We will start with some basic background knowledge for understanding the architecture of modern HPC clusters, the underlying memory model and the programming paradigm complied with it.
HPC Cluster & Distributed Memory
An high-performance computing (HPC) cluster is a collection of many separate servers (computers), called nodes, which are connected via a fast interconnect. Each node manages its own private memory. Such system with interconnected nodes, without having access to memory of any other node, features the distributed memory model. The underlying fast interconnect (e.g. InfiniBand), that physically connects the nodes in the network via specialised hardware, can transfer the data from one node to another in an extremely efficient manner.

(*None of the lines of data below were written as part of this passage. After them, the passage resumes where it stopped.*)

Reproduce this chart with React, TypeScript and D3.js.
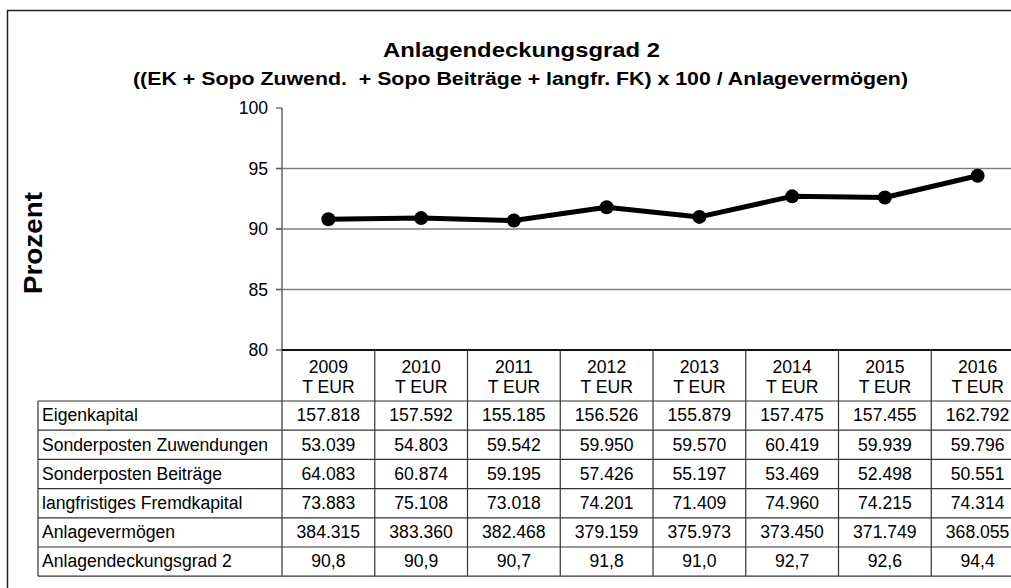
import React, { useEffect, useRef } from "react";
import * as d3 from "d3";

// chart values
const years = ["2009", "2010", "2011", "2012", "2013", "2014", "2015", "2016"];
const grad2 = [90.8, 90.9, 90.7, 91.8, 91.0, 92.7, 92.6, 94.4];
const yTicks = [80, 85, 90, 95, 100];

const rowLabels = [
  "Eigenkapital",
  "Sonderposten Zuwendungen",
  "Sonderposten Beiträge",
  "langfristiges Fremdkapital",
  "Anlagevermögen",
  "Anlagendeckungsgrad 2",
];
const eigenkapital = ["157.818", "157.592", "155.185", "156.526", "155.879", "157.475", "157.455", "162.792"];
const sopoZuwendungen = ["53.039", "54.803", "59.542", "59.950", "59.570", "60.419", "59.939", "59.796"];
const sopoBeitraege = ["64.083", "60.874", "59.195", "57.426", "55.197", "53.469", "52.498", "50.551"];
const langfrFK = ["73.883", "75.108", "73.018", "74.201", "71.409", "74.960", "74.215", "74.314"];
const anlagevermoegen = ["384.315", "383.360", "382.468", "379.159", "375.973", "373.450", "371.749", "368.055"];
const grad2Text = ["90,8", "90,9", "90,7", "91,8", "91,0", "92,7", "92,6", "94,4"];

const App = () => {
  const ref = useRef<SVGSVGElement>(null);

  useEffect(() => {
    const width = 1011;
    const height = 588;
    const font = "'Liberation Sans', Arial, sans-serif";
    const fs = 17.6;
    const svg = d3.select(ref.current);
    svg.selectAll("*").remove();
    svg.attr("width", width).attr("height", height);

    const plot = { left: 282, right: 1024, top: 108, bottom: 350 };
    const labelLeft = 38;
    const headerBottom = 401;
    const rowH = 29.2;

    const x = d3.scaleBand().domain(years).range([plot.left, plot.right]);
    const y = d3.scaleLinear().domain([80, 100]).range([plot.bottom, plot.top]);

    // outer frame
    svg
      .append("rect")
      .attr("x", 7.5)
      .attr("y", 10.5)
      .attr("width", 1030)
      .attr("height", 600)
      .attr("fill", "white")
      .attr("stroke", "#222")
      .attr("stroke-width", 1.5);

    // titles (the original text is stretched sideways)
    svg
      .append("text")
      .attr("x", 521.5)
      .attr("y", 57)
      .attr("text-anchor", "middle")
      .attr("font-family", font)
      .attr("font-weight", "bold")
      .attr("font-size", 20.5)
      .attr("textLength", 277)
      .attr("lengthAdjust", "spacingAndGlyphs")
      .text("Anlagendeckungsgrad 2");
    svg
      .append("text")
      .attr("x", 520.5)
      .attr("y", 85)
      .attr("text-anchor", "middle")
      .attr("font-family", font)
      .attr("font-weight", "bold")
      .attr("font-size", 18)
      .attr("textLength", 775)
      .attr("lengthAdjust", "spacingAndGlyphs")
      .style("white-space", "pre")
      .text("((EK + Sopo Zuwend.  + Sopo Beiträge + langfr. FK) x 100 / Anlagevermögen)");

    // y axis title
    svg
      .append("text")
      .attr("transform", "translate(42,243) rotate(-90)")
      .attr("text-anchor", "middle")
      .attr("font-family", font)
      .attr("font-weight", "bold")
      .attr("font-size", 25)
      .attr("textLength", 102)
      .attr("lengthAdjust", "spacingAndGlyphs")
      .text("Prozent");

    // gridlines
    svg
      .append("g")
      .selectAll("line")
      .data(yTicks.filter((t) => t !== 80 && t !== 100))
      .enter()
      .append("line")
      .attr("x1", plot.left - 6)
      .attr("x2", plot.right)
      .attr("y1", (d) => y(d))
      .attr("y2", (d) => y(d))
      .attr("stroke", "#7f7f7f")
      .attr("stroke-width", 1.5);

    // ticks
    svg
      .append("g")
      .selectAll("line")
      .data(yTicks)
      .enter()
      .append("line")
      .attr("x1", plot.left - 6)
      .attr("x2", plot.left)
      .attr("y1", (d) => y(d))
      .attr("y2", (d) => y(d))
      .attr("stroke", "#555")
      .attr("stroke-width", 1.2);

    svg
      .append("g")
      .selectAll("text")
      .data(yTicks)
      .enter()
      .append("text")
      .attr("x", plot.left - 14)
      .attr("y", (d) => y(d))
      .attr("dy", "0.35em")
      .attr("text-anchor", "end")
      .attr("font-family", font)
      .attr("font-size", fs)
      .text((d) => d);

    // y axis line
    svg
      .append("line")
      .attr("x1", plot.left)
      .attr("x2", plot.left)
      .attr("y1", plot.top)
      .attr("y2", plot.bottom)
      .attr("stroke", "#666")
      .attr("stroke-width", 1.5);

    // data table
    const rows = [eigenkapital, sopoZuwendungen, sopoBeitraege, langfrFK, anlagevermoegen, grad2Text];
    const tableBottom = headerBottom + rowH * rows.length;
    const table = svg.append("g");

    d3.range(rows.length + 1).forEach((i) => {
      table
        .append("line")
        .attr("x1", labelLeft)
        .attr("x2", plot.right)
        .attr("y1", headerBottom + i * rowH)
        .attr("y2", headerBottom + i * rowH)
        .attr("stroke", "#333")
        .attr("stroke-width", 1.2);
    });
    table
      .append("line")
      .attr("x1", labelLeft)
      .attr("x2", labelLeft)
      .attr("y1", headerBottom)
      .attr("y2", tableBottom)
      .attr("stroke", "#333")
      .attr("stroke-width", 1.2);
    years.forEach((yr) => {
      const bx = x(yr)!;
      table
        .append("line")
        .attr("x1", bx)
        .attr("x2", bx)
        .attr("y1", plot.bottom)
        .attr("y2", tableBottom)
        .attr("stroke", "#333")
        .attr("stroke-width", 1.2);
    });

    // header
    years.forEach((yr) => {
      const cx = x(yr)! + x.bandwidth() / 2;
      table
        .append("text")
        .attr("x", cx)
        .attr("y", 373)
        .attr("text-anchor", "middle")
        .attr("font-family", font)
        .attr("font-size", fs)
        .text(yr);
      table
        .append("text")
        .attr("x", cx)
        .attr("y", 393)
        .attr("text-anchor", "middle")
        .attr("font-family", font)
        .attr("font-size", fs)
        .text("T EUR");
    });

    rows.forEach((vals, i) => {
      const cy = headerBottom + i * rowH + rowH / 2;
      table
        .append("text")
        .attr("x", labelLeft + 4)
        .attr("y", cy)
        .attr("dy", "0.33em")
        .attr("font-family", font)
        .attr("font-size", fs)
        .text(rowLabels[i]);
      vals.forEach((v, j) => {
        table
          .append("text")
          .attr("x", x(years[j])! + x.bandwidth() / 2)
          .attr("y", cy)
          .attr("dy", "0.33em")
          .attr("text-anchor", "middle")
          .attr("font-family", font)
          .attr("font-size", fs)
          .text(v);
      });
    });

    // x axis line (top of table)
    svg
      .append("line")
      .attr("x1", plot.left)
      .attr("x2", plot.right)
      .attr("y1", plot.bottom)
      .attr("y2", plot.bottom)
      .attr("stroke", "#111")
      .attr("stroke-width", 2);

    // series line
    const line = d3
      .line<number>()
      .x((_, i) => x(years[i])! + x.bandwidth() / 2)
      .y((d) => y(d));

    svg
      .append("path")
      .datum(grad2)
      .attr("d", line)
      .attr("fill", "none")
      .attr("stroke", "black")
      .attr("stroke-width", 5)
      .attr("stroke-linejoin", "round");

    svg
      .append("g")
      .selectAll("circle")
      .data(grad2)
      .enter()
      .append("circle")
      .attr("cx", (_, i) => x(years[i])! + x.bandwidth() / 2)
      .attr("cy", (d) => y(d))
      .attr("r", 7)
      .attr("fill", "black");
  }, []);

  return (
    <svg
      ref={ref}
      style={{ position: "absolute", left: 0, top: 0, display: "block" }}
    ></svg>
  );
};

export default App;
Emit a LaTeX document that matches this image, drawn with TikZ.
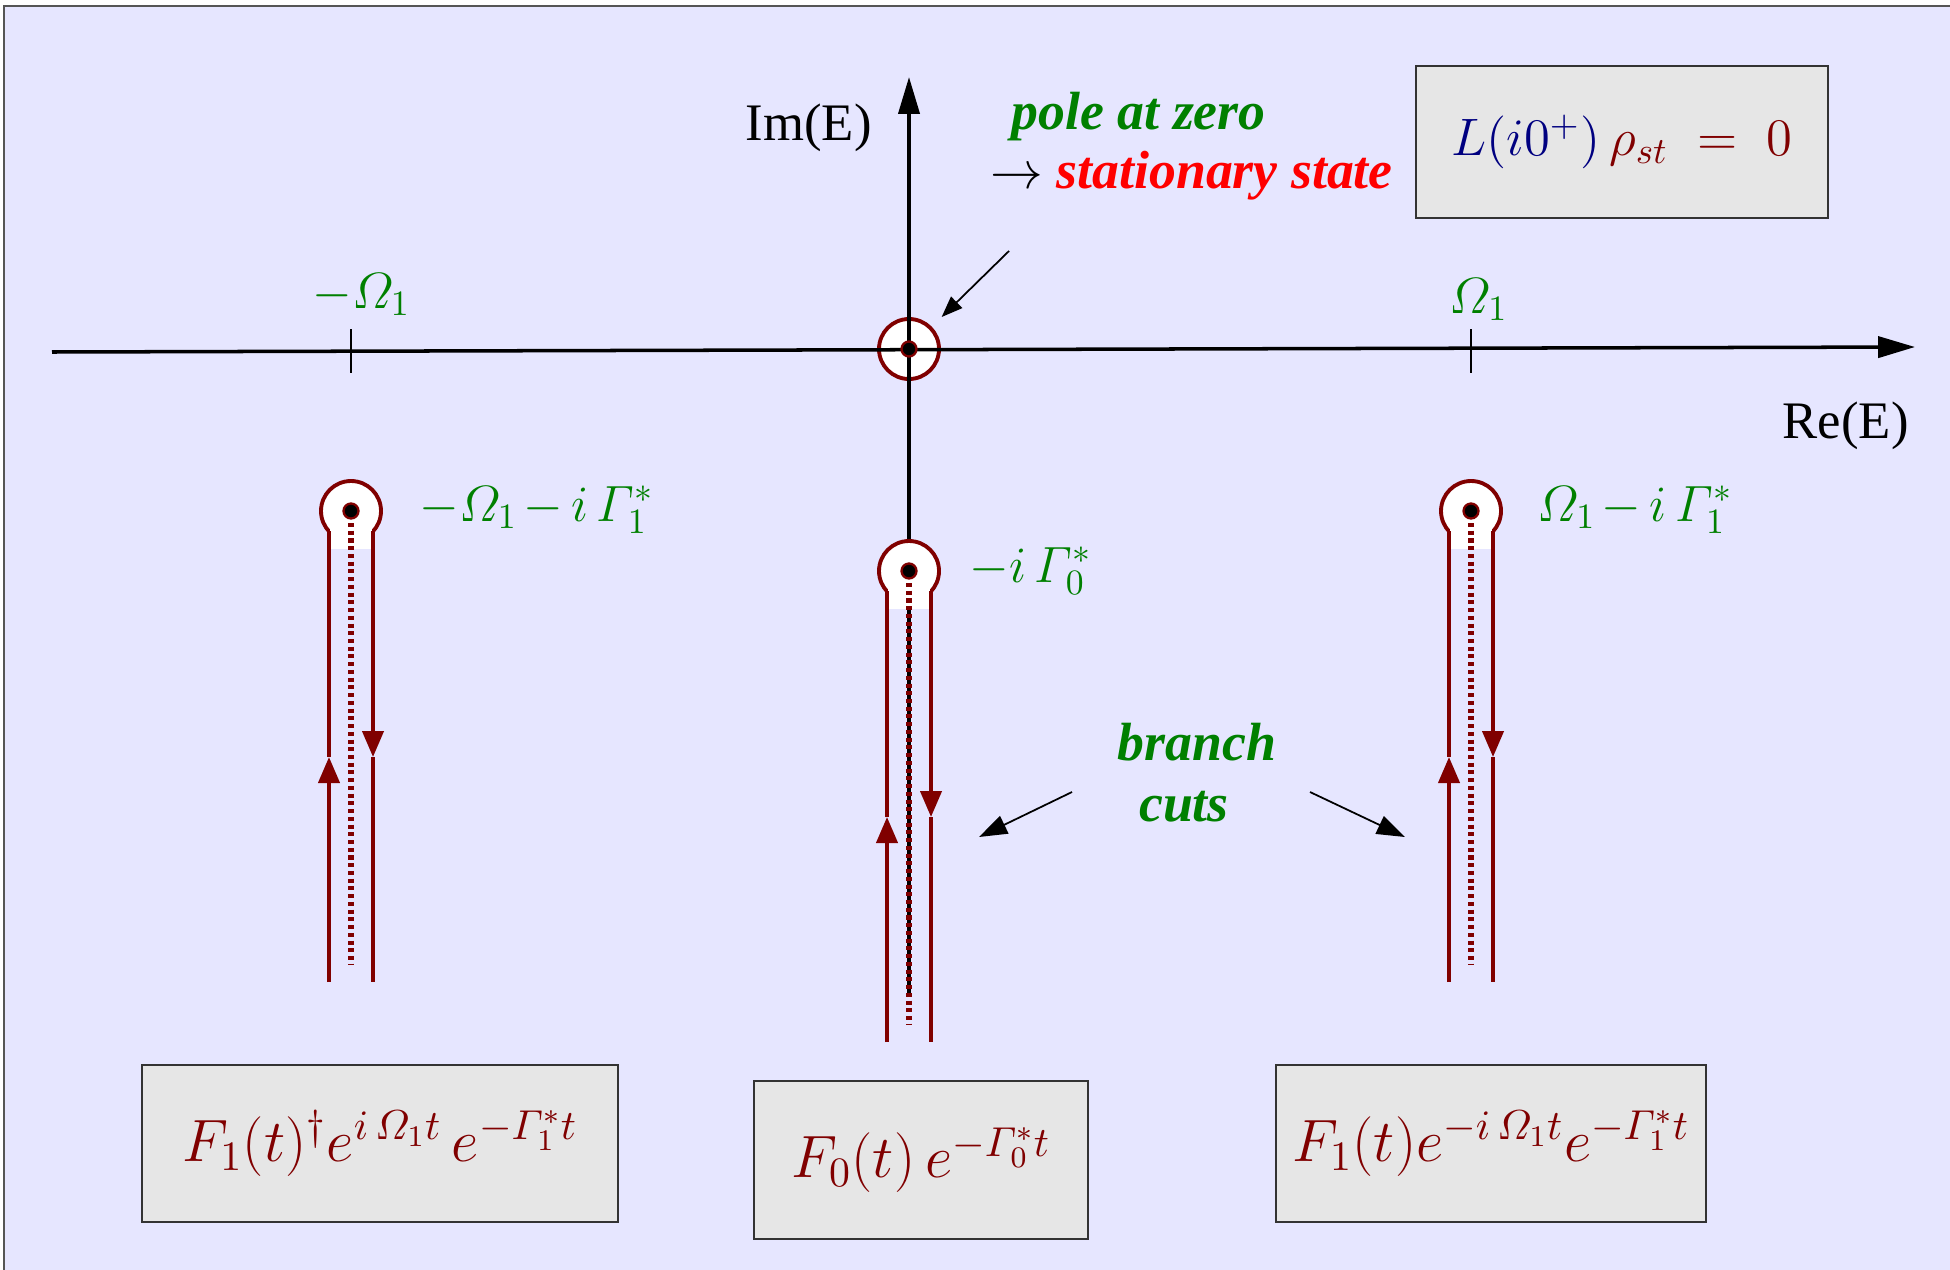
\RequirePackage{fix-cm}
\documentclass[tikz,border=0pt]{standalone}
\usepackage{amsmath}
\usepackage{fontspec}
\setmainfont{Liberation Serif}
\usetikzlibrary{arrows.meta}
\definecolor{PlaneBg}{HTML}{E6E6FF}
\definecolor{FrameGray}{HTML}{555555}
\definecolor{BoxGray}{HTML}{E6E6E6}
\definecolor{BoxEdge}{HTML}{333333}
\definecolor{CutRed}{HTML}{800000}
\definecolor{LblGreen}{HTML}{008000}
\definecolor{StateRed}{HTML}{FF0000}
\definecolor{OpNavy}{HTML}{000080}

\begin{document}
\begin{tikzpicture}[x=0.1mm,y=-0.1mm,
    axis/.style={line width=1pt,-{Triangle[length=10.5pt,width=6pt]}},
    tickmark/.style={line width=0.5pt},
    cutline/.style={CutRed,line width=1.1pt},
    cutflow/.style={cutline,-{Triangle[length=7.4pt,width=6pt]}},
    cutdots/.style={CutRed,line width=1.8pt,dash pattern=on 1.15pt off 1.05pt},
    poledot/.style={draw=CutRed,fill=black,line width=0.65pt},
    ptr/.style={line width=0.5pt,-{Triangle[length=6pt,width=4.5pt]}},
    cutptr/.style={line width=0.5pt,-{Triangle[length=8pt,width=5.5pt]}},
    axlbl/.style={inner sep=0pt,font=\fontsize{15}{18}\selectfont},
    lbl/.style={inner sep=0pt,text=LblGreen,font=\fontsize{14.5}{17}\selectfont},
    note/.style={inner sep=0pt,font=\fontsize{15.3}{17.5}\selectfont\bfseries\itshape},
    fbox/.style={draw=BoxEdge,fill=BoxGray,line width=0.4pt,inner sep=0pt,
                 text=CutRed,font=\fontsize{17}{20}\selectfont}]
  \useasboundingbox (0,0) rectangle (1950,1269);
  \fill[white] (0,0) rectangle (1950,1269);
  \draw[FrameGray,fill=PlaneBg,line width=0.4pt] (4,6) rectangle (1955,1275);

  % origin and axes
  \coordinate (O) at (909,349);
  \coordinate (reL) at (52,352);
  \coordinate (reR) at (1915,347);
  \coordinate (imB) at (909,997);
  \coordinate (imT) at (909,77);
  \draw[cutline,fill=white] (O) circle[radius=30];
  \draw[axis] (reL) -- (reR);
  \draw[axis] (imB) -- (imT);
  \draw[tickmark] (351,329) -- (351,373);
  \draw[tickmark] (1471,329) -- (1471,373);

  % poles with their branch cuts
  \foreach \name/\px/\py in {L/351/511,M/909/571,R/1471/511}{
    \coordinate (P\name) at (\px,\py);
    \begin{scope}[shift={(P\name)}]
      \fill[white] (0,0) circle[radius=30];
      \draw[cutline] (0,0) circle[radius=30];
      \fill[white] (-21,0) rectangle (21,38);
      \draw[cutflow] (-22,471) -- (-22,246);
      \draw[cutline] (-22,246) -- (-22,20.4);
      \draw[cutflow] (22,20.4) -- (22,246);
      \draw[cutline] (22,246) -- (22,471);
      \draw[cutdots] (0,12) -- (0,453);
      \filldraw[poledot] (0,0) circle[radius=7.5];
    \end{scope}
  }
  \filldraw[poledot] (O) circle[radius=7.5];

  % axis and pole labels
  \node[axlbl,anchor=base west] (imLbl) at (745,140) {Im(E)};
  \node[axlbl,anchor=base west] (reLbl) at (1782,438) {Re(E)};
  \node[lbl,anchor=base west] (mOm) at (312,308) {$-\varOmega_1$};
  \node[lbl,anchor=base west] (pOm) at (1449,313) {$\varOmega_1$};
  \node[lbl,anchor=base west] (lblL) at (419,521)
      {$-\varOmega_1\mkern2mu{-}\mkern3mu i\,\varGamma_1^{*}$};
  \node[lbl,anchor=base west] (lblM) at (969,582) {$-i\,\varGamma_0^{*}$};
  \node[lbl,anchor=base west] (lblR) at (1537,521)
      {$\varOmega_1\mkern2mu{-}\mkern3mu i\,\varGamma_1^{*}$};

  % notes
  \node[note,text=LblGreen,anchor=base west] (zero) at (1011,129) {pole at zero};
  \node[axlbl,anchor=base west] (state) at (990,188)
      {$\rightarrow$ \textcolor{StateRed}{\bfseries\itshape\fontsize{15.3}{17.5}\selectfont stationary state}};
  \coordinate (zeroFrom) at (1009,251);
  \draw[ptr,shorten >=13pt] (zeroFrom) -- (O);
  \node[note,text=LblGreen,anchor=base] (branch) at (1197,760) {branch};
  \node[note,text=LblGreen,anchor=base] (cuts) at (1184,821) {cuts};
  \coordinate (cutsL) at (1072,792);
  \coordinate (cutsLEnd) at (979,837);
  \coordinate (cutsR) at (1310,792);
  \coordinate (cutsREnd) at (1405,837);
  \draw[cutptr] (cutsL) -- (cutsLEnd);
  \draw[cutptr] (cutsR) -- (cutsREnd);

  % boxes
  \node[fbox,minimum width=41.2mm,minimum height=15.2mm,
        font=\fontsize{15}{18}\selectfont] (rhoBox) at (1622,142)
      {$\textcolor{OpNavy}{L(i0^{+})}\,\rho_{st}\mkern5mu=\mkern5mu0$};
  \node[fbox,minimum width=47.6mm,minimum height=15.7mm] (boxL) at (380,1143.5)
      {$F_1(t)^{\dagger}e^{i\,\varOmega_1 t}\,e^{-\varGamma_1^{*}t}$};
  \node[fbox,minimum width=33.4mm,minimum height=15.8mm] (boxM) at (921,1160)
      {$F_0(t)\,e^{-\varGamma_0^{*}t}$};
  \node[fbox,minimum width=43mm,minimum height=15.7mm] (boxR) at (1491,1143.5)
      {$F_1(t)e^{-i\,\varOmega_1 t}e^{-\varGamma_1^{*}t}$};
\end{tikzpicture}
\end{document}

By using the fast interconnect, processes across different nodes can communicate with each other through the exchange of messages in a high-throughput, low-latency fashion. The syntax and semantics of how message passing should proceed through such network is defined by a standard called the Message-Passing Interface (MPI), and there are different libraries that implement the standard, resulting in a wide range of choice (MPICH, Open MPI, MVAPICH etc.) for users. MPI.jl package provides a high-level API for Julia users to call library routines of an implementation of user's choice.
In general, implementations based on MPI standard can be used for a great variety of computers, not just on HPC clusters, as long as these computers are connected by a communication network.
Distributed Architecture
Expanding upon our understanding of message passing in HPC clusters, we now turn our focus to its application within GPU-enhanced environments in Chmy.jl. Our distributed architecture builds upon the abstraction of having GPU clusters that build on the same GPU architecture. Note that in general, GPU clusters may be equipped with hardware from different vendors, incorporating different types of GPUs to exploit their unique capabilities for specific tasks.
The Distributed
module currently only supports GPU-aware MPI when a GPU backend is selected for multi-GPU computations. For the Distributed
module to function properly, any GPU-aware MPI library installation shall be used. Otherwise, a segmentation fault will occur.